Fraser Institute outlines how lower APP rates could translate into higher retirement payouts

Albertans earning the median income could receive $454,741 in retirement income—an increase of 71.6 percent—if the province replaced the Canada Pension Plan (CPP) with a provincial alternative and workers invested the resulting savings, according to a new Fraser Institute study.
The report, Illustrating the Potential of an Alberta Pension Plan, compares projected retirement income under the CPP with two potential contribution rates for a new Alberta Pension Plan (APP): 5.85 percent and 8.21 percent.
Both rates are lower than the current CPP contribution rate of 9.9 percent, and the study assumes Albertans would receive identical benefits under either plan.
The lower contribution rates would generate lifetime savings for workers, which, if invested in private retirement accounts such as RRSPs, could result in substantial financial gains.
For median income earners ($53,061 in 2025), the APP at 5.85 percent would allow for $189,773 in additional pre-tax retirement income compared to the CPP.
Even at the higher 8.21 percent APP contribution rate, workers would see a 24.4 percent increase in income, totalling $329,640 compared to the CPP’s $264,968.
The analysis also includes scenarios for workers earning the Year’s Maximum Pensionable Earnings (YMPE), set at $71,300 in 2025.
These individuals could receive $584,235 in retirement income with the 5.85 percent APP rate—67.1 percent more than under the CPP—and $429,524 with the 8.21 percent rate, marking a 22.9 percent increase.
The report stated that Alberta’s comparatively high employment rates, higher average incomes, and younger population would allow the province to offer the same benefits as the CPP at a lower contribution rate.
“Albertans would pay a lower contribution rate through a separate provincial pension plan while receiving the same benefits as under the CPP,” the report said.
The study’s authors, Tegan Hill and Joel Emes, emphasize that the analysis is illustrative and not an endorsement of policy.
Savings under the APP are based on redirecting the difference between CPP and APP contribution rates into private investment accounts from age 18 to retirement at age 65.
These savings would be invested in a blended portfolio of equities and bonds.
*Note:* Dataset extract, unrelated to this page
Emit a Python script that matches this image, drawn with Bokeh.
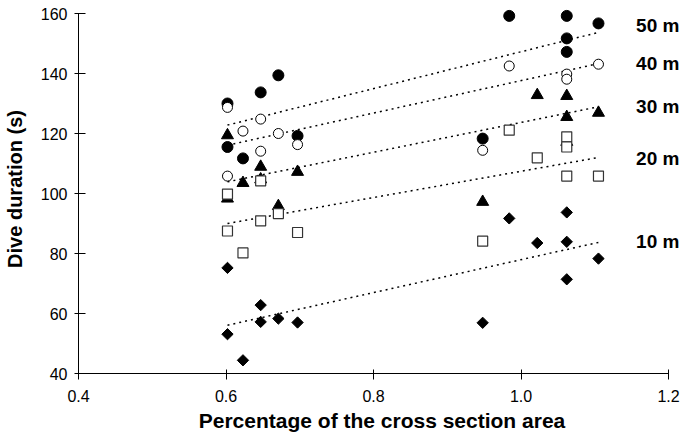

For median income earners, private savings at retirement would total $125,085 at a 5.85 percent rate, and $42,627 at an 8.21 percent rate.
For YMPE earners, private savings would reach $154,690 and $52,717 respectively.
The net present value of the total APP—which includes both the defined APP pension and returns on private savings—exceeds CPP payouts across all scenarios.
The structure also allows individuals greater flexibility over the timing and management of withdrawals compared to the CPP.
While the study notes that full cost-benefit considerations, such as portability and administration, are outside its scope, it highlights that a lower contribution rate model could create additional income potential for plan members under identical benefit conditions.